Я сам соединил оба свидетельства Наблюдательного комитета воедино, поскольку никто другой уже не мог этого сделать, и поспешил вывесить свидетельство.
Вот оно:
«Свидетельство, данное П.-О. Карону Бомарше Наблюдательным комитетом и Комитетом общественного спасения в ответ на все клеветнические доносы, на все проскрипционные списки, в частности, на печатный список избирателей 1791 года, принадлежавших к клубу Сент-Шапель, в который он включен по злому умыслу.
Сего 28 и 30 августа одна тысяча семьсот девяносто второго года, четвертого года Свободы и первого года Равенства, мы, чиновники полицейского управления, члены Наблюдательного комитета и Комитета общественного спасения, на заседании в мэрии рассмотрели со всем тщанием бумаги г-на Карона Бомарше. Рассмотрение показало, что среди них не найдено ни одного рукописного или печатного документа, который мог бы послужить основанием для малейших подозрений против него или мог бы поставить под сомнение его гражданскую благонадежность.

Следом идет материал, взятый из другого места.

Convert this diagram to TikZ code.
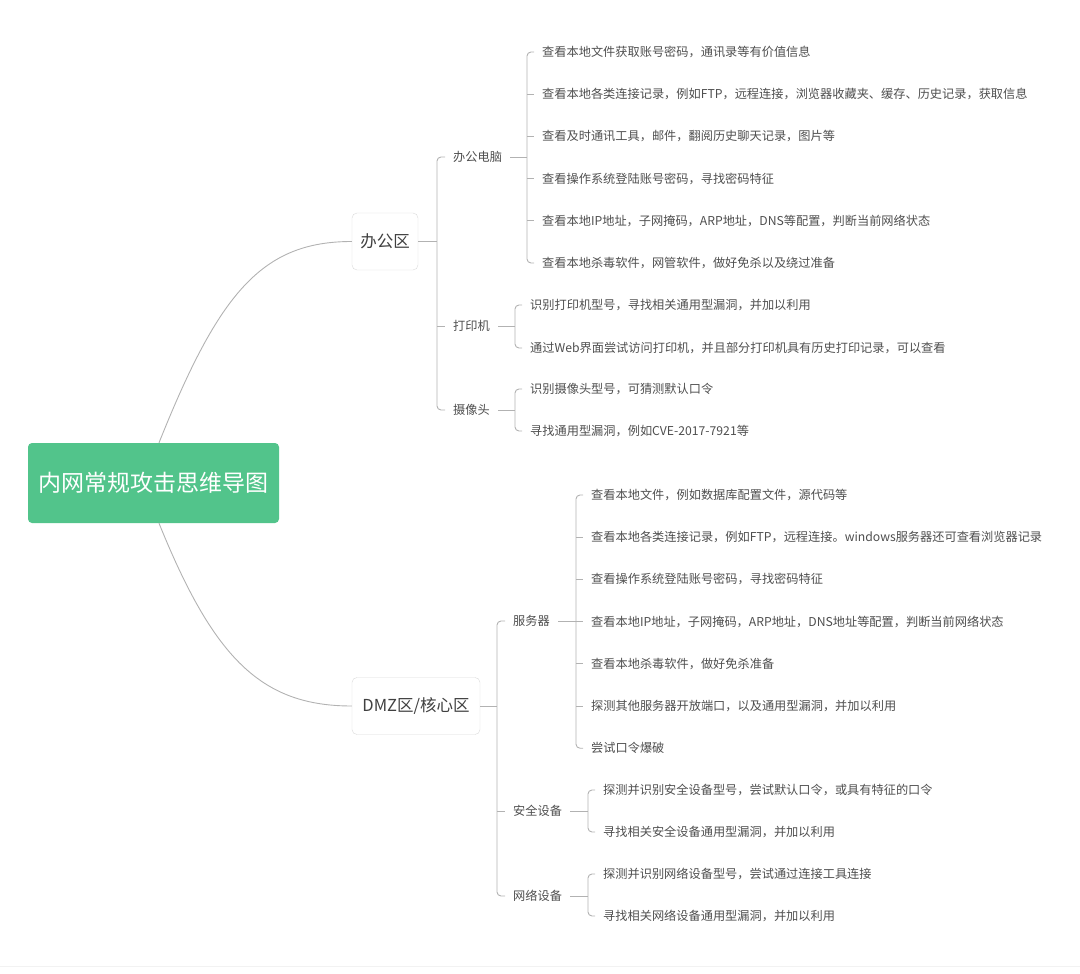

Мы свидетельствуем, кроме того, что чем пристальней мы изучаем дело об аресте вышеупомянутого г-на Карона Бомарше, тем яснее видим, что он ни в какой мере не виновен в поступках, которые ему вменяются, и даже не может быть взят под подозрение — посему мы отпускаем его на свободу.
Мы рады признать, что донос, сделанный на него и послуживший основанием для наложения печатей в его доме, а также для заключения его лично в Аббатство, был совершенно необоснован.
Мы спешим широко обнародовать его оправдание и дать ему удовлетворение, которого он вправе ожидать от представителей народа.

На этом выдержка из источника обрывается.